Después de los disparos vinieron varias detonaciones fuertes e inmediatamente nos pudimos percatar de que habían lanzado al recinto bombas lacrimógenas de gran potencia (luego me contaron que, antes de hacerlo, las fuerzas de seguridad habían cortado las conducciones de agua para que los presidiarios no pudieran lavarse los ojos ni las fosas nasales) A pesar de estar a una buena distancia de la prisión pudimos sentir en nuestras propias carnes los efectos de estos gases y, si eso era así a esa distancia, nos imaginábamos con desazón el infierno que tenía que haber dentro de los muros de la prisión. Al final, como era de suponer, la aplicación de fuerza bruta apagó todos los rescoldos de resistencia que pudiera haber entre la población reclusa. Poco a poco los disparos fueron amainando y las aguas volvieron a su cauce.
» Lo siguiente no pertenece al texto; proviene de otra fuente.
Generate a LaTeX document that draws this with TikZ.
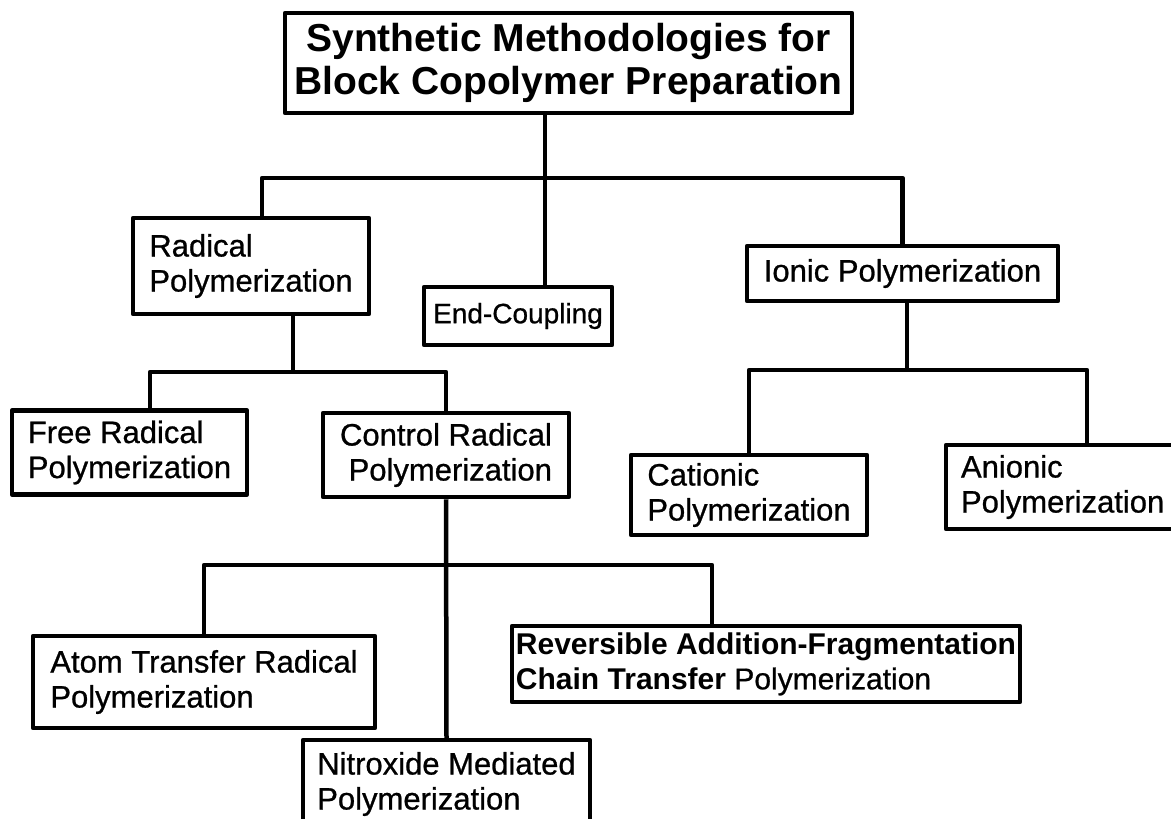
\documentclass[tikz,border=0pt]{standalone}
\usepackage{fontspec}
\setmainfont{Liberation Sans}
\newfontfamily\boxfont{Liberation Sans}[FakeBold=0.8]
\begin{document}
\begin{tikzpicture}[
    x=1pt,y=-1pt,
    box/.style={draw,line width=4.5pt,line join=round,inner sep=0pt,align=left,
      font=\boxfont\fontsize{31}{35}\selectfont},
    headbox/.style={box,align=center,font=\fontsize{39}{43}\selectfont\bfseries},
    link/.style={draw,line width=4.5pt,line join=round}
  ]
  \useasboundingbox (0,0) rectangle (1171,819);
  %% top level
  \node[headbox,minimum width=567,minimum height=100] (title) at (568.5,63)
    {Synthetic Methodologies for\\Block Copolymer Preparation};
  %% first level
  \node[box,minimum width=236,minimum height=96] (radical) at (251,266) {Radical\\Polymerization};
  \node[box,font=\boxfont\fontsize{28}{31}\selectfont,minimum width=188,minimum height=58] (endc) at (518,316) {End-Coupling};
  \node[box,minimum width=311,minimum height=55] (ionic) at (902.5,273.5) {Ionic Polymerization};
  %% second level
  \node[box,minimum width=235,minimum height=84] (freerad) at (129.5,452.5) {Free Radical\\Polymerization};
  \node[box,align=center,minimum width=246,minimum height=84] (ctrlrad) at (446,455) {Control Radical\\\ Polymerization};
  \node[box,minimum width=236,minimum height=80] (cationic) at (749,495) {Cationic\\Polymerization};
  \node[box,text width=220,minimum width=250,minimum height=84] (anionic) at (1071,487) {Anionic\\Polymerization};
  %% third level
  \node[box,minimum width=342,minimum height=92] (atrp) at (204,682) {Atom Transfer Radical\\Polymerization};
  \node[box,font=\fontsize{30}{35}\selectfont,minimum width=508,minimum height=76] (raft) at (766,664)
    {\textbf{Reversible Addition-Fragmentation}\\\textbf{Chain Transfer} {\boxfont Polymerization}};
  \node[box,minimum width=287,minimum height=88] (nitrox) at (446.5,784) {Nitroxide Mediated\\Polymerization};
  %% bus levels and attach points
  \coordinate (bus1) at (0,178);
  \coordinate (bus2) at (0,372);
  \coordinate (bus3) at (0,370);
  \coordinate (bus4) at (0,565);
  \coordinate (rad-out) at ([xshift=42pt]radical.south);
  \coordinate (ion-out) at ([xshift=4.5pt]ionic.south);
  \coordinate (an-in) at ([xshift=16pt]anionic.north);
  \coordinate (raft-in) at ([xshift=-54pt]raft.north);
  %% connectors
  \draw[link] ([xshift=-23.5pt]title.south) -- ([xshift=27pt]endc.north);
  \draw[link] ([xshift=11pt]radical.north) |- (ionic.north |- bus1) -- (ionic.north);
  \draw[link] (rad-out) -- (rad-out |- bus2);
  \draw[link] ([xshift=20.5pt]freerad.north) |- (ctrlrad.north |- bus2) -- (ctrlrad.north);
  \draw[link] (ion-out) -- (ion-out |- bus3);
  \draw[link] (cationic.north) |- (an-in |- bus3) -- (an-in);
  \draw[link] (ctrlrad.south) -- (nitrox.north);
  \draw[link] (atrp.north) |- (raft-in |- bus4) -- (raft-in);
\end{tikzpicture}
\end{document}
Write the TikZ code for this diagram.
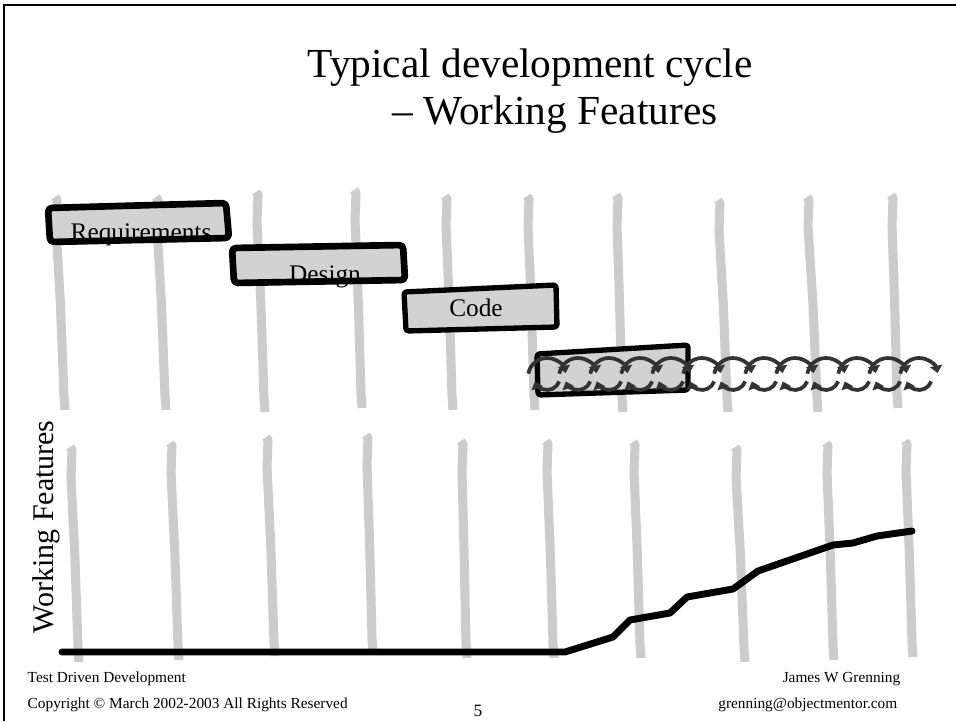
\documentclass[tikz,border=0pt]{standalone}
\usepackage{fontspec}
\setmainfont{Liberation Serif}
\usepackage{tikz}
\usetikzlibrary{arrows.meta, positioning}

\begin{document}
\begin{tikzpicture}[x=0.75pt, y=-0.75pt,
    bar/.style={gray!40, line width=6.8pt, line join=round},
    phase/.style={fill=gray!35, draw=black, line width=4pt, line join=round, rounded corners=2pt},
    edge/.style={draw=black, line width=5pt, line join=round, rounded corners=3pt},
    spin/.style={draw=black!80, line width=2.8pt, -{Triangle[length=5.5pt, width=9pt]}},
    big/.style={font=\fontsize{31}{36}\selectfont},
    label/.style={font=\fontsize{19}{22}\selectfont, anchor=base},
    foot/.style={font=\fontsize{11.5}{13}\selectfont, anchor=base}]
    \useasboundingbox (0,0) rectangle (956,721);
    \draw[line width=1.5pt] (4,721) -- (4,5) -- (956,5);

    \node[big, anchor=base] (title1) at (530,77) {Typical development cycle};
    \node[big, anchor=base] (title2) at (555,124) {-- Working Features};

    \foreach \xt/\yt/\xb/\yb in {55/197/64/410, 156/197/165/410, 256/192/264/412, 354/190/361/408,
        445/196/452/410, 527/196/534/410, 616/195/622/412, 718/200/727/412, 807/197/817/412, 891/195/897/408,
        70/447/78/662, 170/443/178/660, 266/437/274/656, 366/435/372/652, 461/441/466/658,
        546/441/553/658, 633/442/640/658, 735/447/744/662, 826/443/833/660, 905/441/912/657}
        \draw[bar] (\xt,\yt) -- (\xt+2,\yt+3) -- (\xt+1,\yt+30) -- ({\xt+0.6*(\xb-\xt)},{0.5*(\yt+\yb)}) -- (\xb,\yb-14) -- (\xb+1,\yb);

    \draw[phase] (48,208) -- (226,203) -- (229,238) -- (50,242) -- cycle;
    \node[label] (req) at (141,240) {Requirements};
    \draw[edge] (48,208) -- (226,203) -- (229,238) -- (50,242) -- cycle;

    \draw[phase] (232,248) -- (403,245) -- (405,280) -- (234,283) -- cycle;
    \node[label] (design) at (325,282) {Design};
    \draw[edge] (232,248) -- (403,245) -- (405,280) -- (234,283) -- cycle;

    \draw[phase] (404,292) -- (556,285) -- (557,327) -- (406,331) -- cycle;
    \node[label] (code) at (476,316) {Code};

    \draw[phase] (537,354) -- (688,345) -- (688,390) -- (538,395) -- cycle;
    \foreach \i in {0,...,12} {
        \draw[spin] (547+31*\i,377) ++(-170:19) arc (-170:-12:19);
        \draw[spin] (547+31*\i,377) ++(20:13) arc (20:160:13);
    }

    \node[font=\fontsize{22.5}{26}\selectfont, rotate=90, anchor=base] (wf) at (53,527) {Working Features};
    \draw[line width=5.2pt, line join=round, line cap=round] (62,652) -- (565,652) -- (613,637) -- (630,620) -- (670,613)
        -- (687,597) -- (733,589) -- (758,571) -- (833,545) -- (853,543) -- (877,536) -- (912,531);

    \node[foot, anchor=base west] (course) at (23,682) {Test Driven Development};
    \node[foot, anchor=base west] (copy) at (23,708) {Copyright © March 2002-2003 All Rights Reserved};
    \node[foot, font=\fontsize{13}{15}\selectfont] (page) at (478,716) {5};
    \node[foot, anchor=base east] (author) at (905,682) {James W Grenning};
    \node[foot, anchor=base east] (mail) at (902,708) {grenning@objectmentor.com};
\end{tikzpicture}
\end{document}
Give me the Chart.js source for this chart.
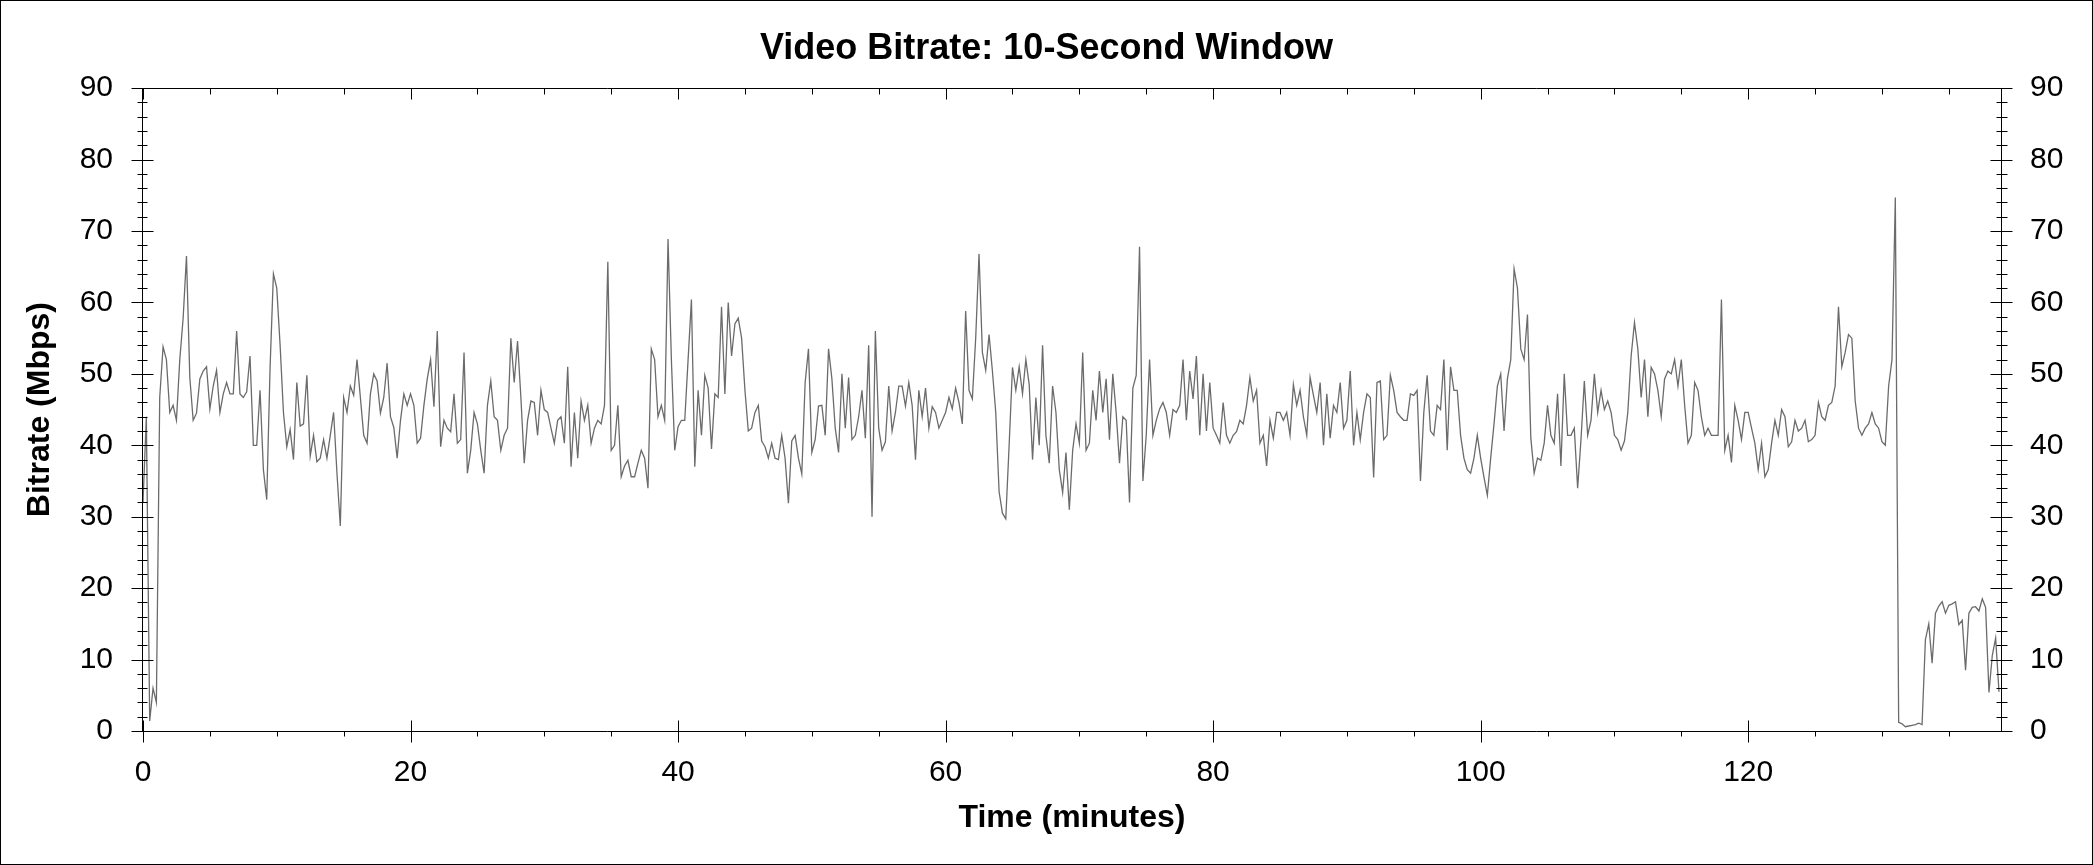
<!DOCTYPE html>
<html>
<head>
<meta charset="utf-8">
<title>Video Bitrate: 10-Second Window</title>
<script src="https://cdn.jsdelivr.net/npm/chart.js@4.4.1/dist/chart.umd.min.js"></script>
<style>
  html, body { margin: 0; padding: 0; background: #fff; }
  #wrap { width: 2093px; height: 865px; }
</style>
</head>
<body>
<div id="wrap"><canvas id="chart" width="2093" height="865"></canvas></div>
<script>
// ---------- Data ----------
const STEP = 0.25;          // minutes between samples
const X_MAX = 138.9;        // end of the clip (minutes)
const xTicks = [0, 20, 40, 60, 80, 100, 120];
const yTicks = [0, 10, 20, 30, 40, 50, 60, 70, 80, 90];

// Mbps, one value every 0.25 min, one row = 2 minutes
const bitrate = [
  32, 44, 1.4, 6, 4, 46.7, 53.8, 52,                 // 0
  44.6, 45.6, 43.5, 52, 57.8, 66.5, 49.5, 43.5,
  44.5, 49.3, 50.4, 51, 45.1, 48.3, 50.5, 44.6,
  47.2, 48.8, 47.2, 47.2, 56, 47.2, 46.7, 47.5,
  52.5, 40, 40, 47.7, 36.6, 32.4, 50.9, 64,
  62, 54, 44.6, 39.8, 42.2, 38, 48.8, 42.7,          // 10
  43, 49.8, 38.5, 41.4, 37.7, 38.2, 40.8, 38.2,
  41.4, 44.6, 36.1, 28.7, 46.7, 44.6, 48.3, 47,
  52, 46.7, 41.4, 40.3, 47.2, 50, 49, 44.5,
  46.7, 51.5, 44, 42.5, 38.2, 43.5, 47.2, 45.6,
  47.2, 45.6, 40.3, 41, 45.6, 49.3, 52, 45.4,        // 20
  56, 39.8, 43.5, 42.4, 41.9, 47.2, 40.3, 40.8,
  53, 36.1, 39.3, 44.6, 43, 39.3, 36.1, 45.6,
  49, 44, 43.5, 39.3, 41.4, 42.4, 55, 48.8,
  54.6, 46.7, 37.5, 43.5, 46.2, 46, 41.4, 47.7,
  45, 44.6, 42.4, 40.3, 43.5, 44, 40.3, 51,          // 30
  37, 44.6, 38.2, 46.2, 43.5, 45.6, 40.3, 42.4,
  43.5, 43, 45.6, 65.7, 39.3, 40, 45.6, 35.6,
  37.1, 37.9, 35.6, 35.6, 37.5, 39.3, 38.2, 34,
  53.5, 52, 44, 45.6, 43.5, 68.9, 52, 39.3,
  42.6, 43.5, 43.5, 52, 60.4, 37, 47.7, 41.4,        // 40
  49.8, 48, 39.5, 47.2, 46.7, 59.4, 47.2, 60,
  52.5, 57, 57.8, 55, 47.7, 42, 42.4, 44.6,
  45.6, 40.6, 39.8, 38.2, 40.3, 38.2, 38, 41.4,
  38.2, 31.9, 40.6, 41.4, 38.2, 36, 48.8, 53.5,
  39, 40.8, 45.5, 45.6, 41.4, 53.5, 49.3, 42.4,      // 50
  39, 50, 42.4, 49.5, 40.8, 41.4, 44, 47.7,
  41, 54, 30, 56, 42.4, 39.3, 40.5, 48.3,
  42, 44.6, 48.3, 48.3, 45.5, 48.8, 45.6, 38,
  47.7, 44, 48, 42.4, 45.4, 44.6, 42.4, 43.5,
  44.6, 46.7, 45.1, 48, 46, 43, 58.8, 47.7,          // 60
  46.5, 55, 66.8, 53, 50.5, 55.5, 50.4, 44.6,
  33.5, 30.5, 29.7, 40, 50.9, 47.7, 51, 47.2,
  52, 48.5, 38, 46.7, 40, 54, 41.4, 37.5,
  48.3, 44.6, 36.6, 33.4, 39, 31, 39.3, 43,
  40.3, 53, 39.3, 40.3, 47.7, 43.5, 50.4, 44.6,      // 70
  49.3, 40.8, 50, 44.6, 37.5, 44, 43.5, 32,
  48, 49.8, 67.8, 35, 41.4, 52, 41.4, 43.5,
  45.1, 46, 44.6, 41.4, 45, 44.6, 45.6, 52,
  43.5, 50.4, 46.5, 52.5, 41.4, 50, 42, 48.8,
  42.4, 41.4, 40.3, 46, 41.4, 40.3, 41.4, 41.9,      // 80
  43.5, 43, 45.6, 49.5, 46.2, 47.7, 40.3, 41.4,
  37.1, 43.5, 41, 44.6, 44.6, 43.5, 44.6, 41.4,
  48.5, 45.6, 47.7, 44, 41.4, 49.5, 47, 44.6,
  48.8, 40, 47.2, 41, 45.6, 44.6, 48.8, 42.4,
  43.5, 50.4, 40, 44.6, 40.8, 44.6, 47.2, 46.7,      // 90
  35.5, 48.8, 49, 40.8, 41.4, 49.8, 47.7, 44.6,
  44, 43.5, 43.5, 47.2, 47, 47.7, 35, 44.6,
  49.8, 42, 41.4, 45.6, 45, 52, 39.3, 51,
  47.7, 47.7, 41.4, 38.2, 36.6, 36.1, 38.2, 41.4,
  38.2, 35.5, 33, 38.2, 43, 48.3, 50, 42,            // 100
  49.3, 52, 64.7, 62, 53.5, 52, 58.3, 41,
  36.1, 38.2, 37.9, 40.3, 45.6, 41.4, 40.3, 47.2,
  37.1, 50, 41.4, 41.4, 42.4, 34, 40.8, 49,
  41.4, 43.5, 50, 44.6, 47.7, 45, 46.2, 44.6,
  41.4, 40.8, 39.3, 40.6, 44.6, 52.5, 57.2, 53.5,    // 110
  46.7, 52, 44, 50.9, 50, 47.7, 44, 49.3,
  50.4, 50, 52, 48.3, 52, 45.6, 40.3, 41.4,
  48.8, 47.7, 44, 41.4, 42.4, 41.4, 41.4, 41.4,
  60.4, 39.3, 41.4, 37.6, 45.6, 43.5, 40.8, 44.6,
  44.6, 42.4, 40.3, 36.6, 40.3, 35.6, 36.6, 40.3,    // 120
  43.5, 41.4, 45, 44, 39.8, 40.5, 43.5, 42,
  42.4, 43.5, 40.5, 40.8, 41.4, 46, 44, 43.5,
  45.6, 46, 48.3, 59.4, 51, 53, 55.5, 55,
  46.2, 42.4, 41.4, 42.4, 43, 44.6, 43, 42.4,
  40.5, 40, 48.3, 52, 74.7, 1.2, 1.0, 0.6,           // 130
  0.7, 0.8, 0.9, 1.1, 0.9, 12.8, 15, 9.5,
  16.5, 17.5, 18.1, 16.5, 17.6, 17.8, 18.1, 14.9,
  15.5, 8.5, 16.5, 17.3, 17.4, 16.8, 18.5, 17.3,
  5.4, 10.6, 13, 5.5
];

// ---------- Look ----------
const FONT = "'Liberation Sans', Arial, sans-serif";
Chart.defaults.font.family = FONT;
Chart.defaults.color = "#000";

// frame, crossing tick marks and the outer border
const frameTicks = {
  id: "frameTicks",
  afterDatasetsDraw(chart) {
    const { ctx, chartArea: a, scales } = chart;
    const L = a.left - 0.5, R = Math.round(a.right) + 0.5;
    const T = Math.round(a.top) + 0.5, B = Math.round(a.bottom) + 0.5;
    ctx.save();
    ctx.strokeStyle = "#000";
    ctx.lineWidth = 1;
    ctx.beginPath();
    ctx.rect(L, T, R - L, B - T);
    for (let v = 0; v <= 90; v += 2) {
      const py = Math.round(scales.y.getPixelForValue(v)) + 0.5;
      const big = v % 10 === 0;
      ctx.moveTo(L - (big ? 11 : 5), py); ctx.lineTo(L + (big ? 11 : 5), py);
      ctx.moveTo(R - (big ? 11 : 5), py); ctx.lineTo(R + (big ? 11 : 6), py);
    }
    for (let t = 0; t <= X_MAX; t += 5) {
      const px = Math.round(scales.x.getPixelForValue(t)) + 0.5;
      const big = t % 20 === 0;
      ctx.moveTo(px, B - (big ? 11 : 0)); ctx.lineTo(px, B + (big ? 11 : 5));
      ctx.moveTo(px, T); ctx.lineTo(px, T + (big ? 11 : 6));
    }
    ctx.stroke();
    ctx.strokeRect(0.5, 0.5, chart.width - 1, chart.height - 1);
    ctx.restore();
  }
};

const tickFont = { size: 30 };
const noGrid = { display: false, drawTicks: false, tickLength: 0 };

new Chart(document.getElementById("chart"), {
  type: "line",
  data: {
    datasets: [{
      label: "Bitrate",
      data: bitrate.map((v, i) => ({ x: i * STEP, y: v })),
      borderColor: "#6b6b6b",
      borderWidth: 1.3,
      pointRadius: 0,
      tension: 0,
      fill: false
    }]
  },
  options: {
    responsive: false,
    animation: false,
    devicePixelRatio: 1,
    layout: { padding: 0 },
    plugins: {
      legend: { display: false },
      tooltip: { enabled: false },
      title: {
        display: true,
        text: "Video Bitrate: 10-Second Window",
        font: { size: 36, weight: "bold" },
        color: "#000",
        padding: { top: 27, bottom: 18 }
      }
    },
    scales: {
      x: {
        type: "linear",
        min: 0,
        max: X_MAX,
        grid: noGrid,
        border: { display: false },
        afterBuildTicks: s => { s.ticks = xTicks.map(v => ({ value: v })); },
        afterFit: s => { s.height = 134; },
        ticks: { font: tickFont, padding: 24, maxRotation: 0 },
        title: {
          display: true,
          text: "Time (minutes)",
          font: { size: 32, weight: "bold" },
          padding: { top: 0, bottom: 28 }
        }
      },
      y: {
        position: "left",
        min: 0,
        max: 90,
        grid: noGrid,
        border: { display: false },
        afterBuildTicks: s => { s.ticks = yTicks.map(v => ({ value: v })); },
        afterFit: s => { s.width = 143; },
        ticks: { font: tickFont, padding: 30 },
        title: {
          display: true,
          text: "Bitrate (Mbps)",
          font: { size: 32, weight: "bold" },
          padding: { top: 21, bottom: 0 }
        }
      },
      y2: {
        position: "right",
        min: 0,
        max: 90,
        grid: noGrid,
        border: { display: false },
        afterBuildTicks: s => { s.ticks = yTicks.map(v => ({ value: v })); },
        afterFit: s => { s.width = 92; },
        ticks: { font: tickFont, padding: 29 }
      }
    }
  },
  plugins: [frameTicks]
});
</script>
</body>
</html>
Pero más allá del problema de orden público que esto supuso, lo que me parece que es muy resaltable de este suceso son los problemas que están en la raíz de este motín carcelario. Los que se han rebelado contra el sistema no lo han hecho para pedir nada del otro jueves ni quieren una prisión de cinco estrellas con jacuzzi incluido… todo este barullo se ha armado simple y llanamente porque demandan que la prisión preventiva no se alargue indefinidamente. Hay casos de presos que llevan la friolera de 5 años esperando juicio, mientras otros “recién llegados” que tienen los medios para poder “lubricar” engranajes administrativos aquí y allá consiguen que sus diligencias judiciales sean mucho más rápidas y expeditivas.
Al fin y al cabo, es el cáncer de la corrupción el que se ensaña con todos aquellos que son tan pobres que no pueden ni siquiera disfrutar el derecho a un juicio justo. Como dijo aquel escritor de nuestro Siglo de Oro describiendo la situación que había en aquel entonces en la piel de toro, “cada uno obtiene tanta justicia cuanta puede comprar.” Nada nuevo bajo el sol. Tienes dinero, tiras para adelante; no tienes, te jodes.
La judicatura de este país hace literalmente lo que le da la gana… a través de funcionarios y de mediadores hacen y deshacen pleitos a su antojo, guiándose única y exclusivamente por las prebendas que reciban. En algunos casos pueden llegar incluso a suspender juicios simplemente porque la familia del acusado no ha aflojado la mosca lo suficiente. Eso puede significar en términos prácticos que te manden de nuevo a la chirona y te vuelvas de pronto un preso anónimo, sin historia ni referencias porque alguien “ha perdido” la carpeta con tu caso… entonces te vuelves un ser olvidado de Dios y del mundo, maduro para pasarte a la sombra un buen taco de años.
¿Quién no se rebelaría contra una situación así de injusta y contra un sistema así de diabólico? Yo personalmente no sé cuánto tiempo aguantaría. Mientras tanto, los honorables magistrados siguen a sus anchas a costa de miles de desgraciados que, con su destino, siguen escribiendo la triste y larga historia de las injusticias de este mundo.